Getting all girls into school and ending child marriage is the goal for Niger
Child marriage, Girls' education, Right to education
With fewer than one in 10 girls completing secondary school, the country's president has promised free and compulsory education for everyone up to the age of 16.
Three-quarters of the people living in Niger are under the age of 25. That’s an incredible statistic – and a huge challenge for a country where the population doubles every two decades.
But Niger’s President Issoufou Mahamadou sees this as an opportunity, not a burden.
“We must educate, train, care for and create jobs for young Nigeriens,” he said.
“We are focusing on education, particularly for girls, in order to keep them in school for as long as possible and end underage marriages and pregnancies.”
President Mahamadou’s comments came after he joined other presidents, prime ministers and top officials from 44 countries that signed an agreement last month to create the African Continental Free Trade Area.
Niger has one of the world’s highest birth rates – with each woman in the West African nation having an average of more than seven children.
But fewer than one in 10 Nigerien girls completes secondary school and a third don’t even enrol in primary education. Sadly, that means three-quarters of the female population aged between 15 and 24 are illiterate.

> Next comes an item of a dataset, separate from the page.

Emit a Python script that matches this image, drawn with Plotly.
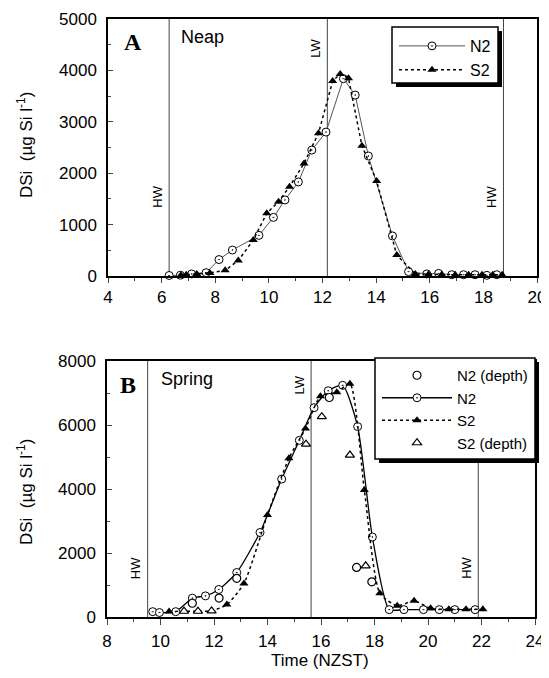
import plotly.graph_objects as go

# ---------------- Panel A (Neap) ----------------
a_n2_t = [6.28, 6.70, 7.12, 7.66, 8.14, 8.64, 9.63, 10.17, 10.60, 11.10, 11.60, 12.13,
          12.78, 13.22, 13.71, 14.61, 15.21, 15.89, 16.33, 16.82, 17.26, 17.69, 18.13, 18.50]
a_n2_y = [10, 15, 40, 65, 320, 505, 790, 1140, 1480, 1830, 2450, 2800,
          3840, 3520, 2335, 780, 85, 40, 50, 25, 25, 25, 13, 25]
a_s2_t = [6.72, 6.92, 7.31, 7.80, 8.37, 8.86, 9.42, 9.92, 10.36, 10.77, 11.31, 11.85,
          12.38, 12.66, 12.97, 13.47, 14.02, 14.77, 15.46, 15.95, 16.45, 16.95, 17.45,
          17.95, 18.35, 18.70]
a_s2_y = [15, 25, 40, 60, 110, 300, 700, 1220, 1446, 1738, 2190, 2776,
          3794, 3930, 3846, 2536, 1848, 408, 40, 30, 30, 25, 25, 25, 25, 25]
a_tide_t = [6.28, 12.18, 18.75]
a_tide_lbl = ["HW", "LW", "HW"]

# ---------------- Panel B (Spring) ----------------
b_n2_t = [9.71, 9.96, 10.57, 11.19, 11.68, 12.18, 12.85, 13.72, 14.53, 15.19, 15.74, 16.27,
          16.81, 17.37, 17.92, 18.55, 19.10, 19.83, 20.42, 21.00, 21.76]
b_n2_y = [167, 140, 167, 590, 660, 860, 1390, 2640, 4310, 5520, 6540, 7070,
          7240, 5950, 2500, 230, 230, 230, 230, 230, 230]
b_n2d_t = [11.19, 12.19, 12.85, 16.31, 17.33, 17.90]
b_n2d_y = [430, 590, 1210, 6860, 1550, 1100]
b_s2_t = [10.32, 10.88, 11.40, 11.91, 12.48, 13.12, 14.00, 14.80, 15.42, 15.98, 16.59, 17.08,
          17.62, 18.20, 18.85, 19.48, 20.10, 20.78, 21.42, 22.05]
b_s2_y = [170, 180, 180, 190, 390, 1050, 3190, 4960, 5890, 6900, 7020, 7290,
          3970, 740, 350, 505, 270, 240, 240, 240]
b_s2d_t = [10.88, 11.40, 11.91, 15.44, 16.03, 17.08, 17.67]
b_s2d_y = [180, 180, 190, 5400, 6260, 5060, 1600]
b_tide_t = [9.52, 15.63, 21.88]
b_tide_lbl = ["HW", "LW", "HW"]

# the page body has an 8 px margin, so the figure starts at (8, 8)
OFF = 8
W, H = 549 - OFF, 678 - 2 * OFF
FONT = "Liberation Sans"

def px_x(p):
    return (p - OFF) / W

def px_y(p):
    return 1 - (p - OFF) / H

fig = go.Figure()

# Panel A traces
fig.add_trace(go.Scatter(
    x=a_n2_t, y=a_n2_y, name="N2", mode="lines+markers", xaxis="x", yaxis="y",
    line=dict(color="#555555", width=1),
    marker=dict(symbol="circle-dot", size=8, color="white", line=dict(color="black", width=1)),
    cliponaxis=False, legend="legend"))
fig.add_trace(go.Scatter(
    x=a_s2_t, y=a_s2_y, name="S2", mode="lines+markers", xaxis="x", yaxis="y",
    line=dict(color="black", width=1.5, dash="dot"),
    marker=dict(symbol="triangle-up", size=8, color="black"),
    cliponaxis=False, legend="legend"))

# Panel B traces
fig.add_trace(go.Scatter(
    x=b_n2_t, y=b_n2_y, name="N2", mode="lines+markers", xaxis="x2", yaxis="y2",
    line=dict(color="black", width=1.3, shape="spline", smoothing=0.6),
    marker=dict(symbol="circle-dot", size=8, color="white", line=dict(color="black", width=1)),
    cliponaxis=False, legend="legend2", legendrank=2))
fig.add_trace(go.Scatter(
    x=b_s2_t, y=b_s2_y, name="S2", mode="lines+markers", xaxis="x2", yaxis="y2",
    line=dict(color="black", width=1.5, dash="dot", shape="spline", smoothing=0.6),
    marker=dict(symbol="triangle-up", size=8, color="black"),
    cliponaxis=False, legend="legend2", legendrank=3))
fig.add_trace(go.Scatter(
    x=b_n2d_t, y=b_n2d_y, name="N2 (depth)", mode="markers", xaxis="x2", yaxis="y2",
    marker=dict(symbol="circle", size=8, color="white", line=dict(color="black", width=1.2)),
    cliponaxis=False, legend="legend2", legendrank=1))
fig.add_trace(go.Scatter(
    x=b_s2d_t, y=b_s2d_y, name="S2 (depth)", mode="markers", xaxis="x2", yaxis="y2",
    marker=dict(symbol="triangle-up", size=8, color="white", line=dict(color="black", width=1.2)),
    cliponaxis=False, legend="legend2", legendrank=4))

axis_common = dict(showline=True, linecolor="black", linewidth=1.5, mirror=True,
                   showgrid=False, zeroline=False, automargin=False,
                   tickfont=dict(family=FONT, size=17, color="black"))

fig.update_layout(
    template="none",
    width=W, height=H, margin=dict(l=0, r=0, t=0, b=0, pad=0),
    paper_bgcolor="white", plot_bgcolor="white",
    font=dict(family=FONT, color="black"),
    xaxis=dict(domain=[px_x(108), px_x(537)], range=[4, 20], dtick=2, anchor="y",
               ticks="outside", ticklen=5, tickwidth=1.2,
               minor=dict(ticks="outside", dtick=1, ticklen=3, tickwidth=1), **axis_common),
    yaxis=dict(domain=[px_y(276), px_y(19)], range=[0, 5000], dtick=1000, anchor="x",
               ticks="inside", ticklen=5, tickwidth=1.2, ticklabelstandoff=6,
               minor=dict(ticks="inside", dtick=500, ticklen=3, tickwidth=1), **axis_common),
    xaxis2=dict(domain=[px_x(107), px_x(535)], range=[8, 24], dtick=2, anchor="y2",
                ticks="outside", ticklen=6, tickwidth=1.2, ticklabelstandoff=2,
                minor=dict(ticks="outside", dtick=1, ticklen=3, tickwidth=1), **axis_common),
    yaxis2=dict(domain=[px_y(617), px_y(361)], range=[0, 8000], dtick=2000, anchor="x2",
                ticks="inside", ticklen=5, tickwidth=1.2, ticklabelstandoff=6,
                minor=dict(ticks="inside", dtick=1000, ticklen=3, tickwidth=1), **axis_common),
    legend=dict(x=px_x(394), y=px_y(29), xanchor="left", yanchor="top",
                bgcolor="rgba(0,0,0,0)", borderwidth=0,
                font=dict(family=FONT, size=16, color="black"), itemwidth=66),
    legend2=dict(x=px_x(377), y=px_y(359), xanchor="left", yanchor="top",
                 bgcolor="rgba(0,0,0,0)", borderwidth=0,
                 font=dict(family=FONT, size=15, color="black"), itemwidth=70,
                 traceorder="normal"),
    showlegend=True,
)

shapes = []
annotations = []
for xr, yr, tt, lbls, lw_y, hw_y in [("x", "y", a_tide_t, a_tide_lbl, 48, 197),
                                      ("x2", "y2", b_tide_t, b_tide_lbl, 385, 568)]:
    for t, lbl in zip(tt, lbls):
        shapes.append(dict(type="line", xref=xr, yref=yr + " domain", x0=t, x1=t, y0=0, y1=1,
                           line=dict(color="#444444", width=1), layer="below"))
        annotations.append(dict(xref=xr, yref="paper", x=t, y=px_y(lw_y if lbl == "LW" else hw_y),
                                text=lbl, textangle=-90, showarrow=False, xanchor="right",
                                yanchor="middle", xshift=-3,
                                font=dict(family=FONT, size=13, color="black")))

# legend frames with drop shadows (offset down-right)
for (l, t, r, b) in [(392, 27, 498, 83), (375, 358, 535, 459)]:
    shapes.append(dict(type="rect", xref="paper", yref="paper",
                       x0=px_x(l + 4), x1=px_x(r + 4), y0=px_y(b + 4), y1=px_y(t + 4),
                       fillcolor="black", line=dict(width=0), layer="above"))
    shapes.append(dict(type="rect", xref="paper", yref="paper",
                       x0=px_x(l), x1=px_x(r), y0=px_y(b), y1=px_y(t),
                       fillcolor="white", line=dict(color="black", width=1.5), layer="above"))

def label(x, y, text, size, family=FONT, angle=0):
    return dict(xref="paper", yref="paper", x=px_x(x), y=px_y(y), text=text,
                showarrow=False, xanchor="center", yanchor="middle", textangle=angle,
                font=dict(family=family, size=size, color="black"))

annotations += [
    label(133, 42, "<b>A</b>", 24, "Liberation Serif"),
    label(202, 37, "Neap", 18),
    label(128, 385, "<b>B</b>", 24, "Liberation Serif"),
    label(187, 379, "Spring", 18),
    label(25, 145, "DSi  (µg Si l<sup>-1</sup>)", 17, angle=-90),
    label(25, 492, "DSi  (µg Si l<sup>-1</sup>)", 17, angle=-90),
    label(320, 660, "Time (NZST)", 17),
]

fig.update_layout(shapes=shapes, annotations=annotations)
fig.write_html("out.html")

The United Nations’ Education Index, which compares the expected years of schooling to the average years citizens actually attend school, puts Niger last among 187 countries.
Against this backdrop, President Mahamadou recently promised to provide free and compulsory schooling for every child up to the age of 16. He also pledged to develop higher education opportunities.
He said Niger would aim to end early and forced marriages, and put the education and literacy of girls and young women high on the agenda.
In an interview with African Business Magazine, the president said: “We have a programme and we are following it. The demographics of our country are not a handicap – on the contrary it is an opportunity if we make good use of it.”
France said in December it will contribute about $18 million to help more girls in Niger get access to education.
Meeting President Issoufou in the capital Niamey, French President Emmanuel Macron said: “It is important for the young people to be trained in their own country, have the means to take care of their family and build a future there.”
The European Commission has also been helping education in Niger. Its support programme for education – which amounts to $95 million from 2016 to 2019 – helps the efforts of Niger’s government to improve equal access, quality and governance in education.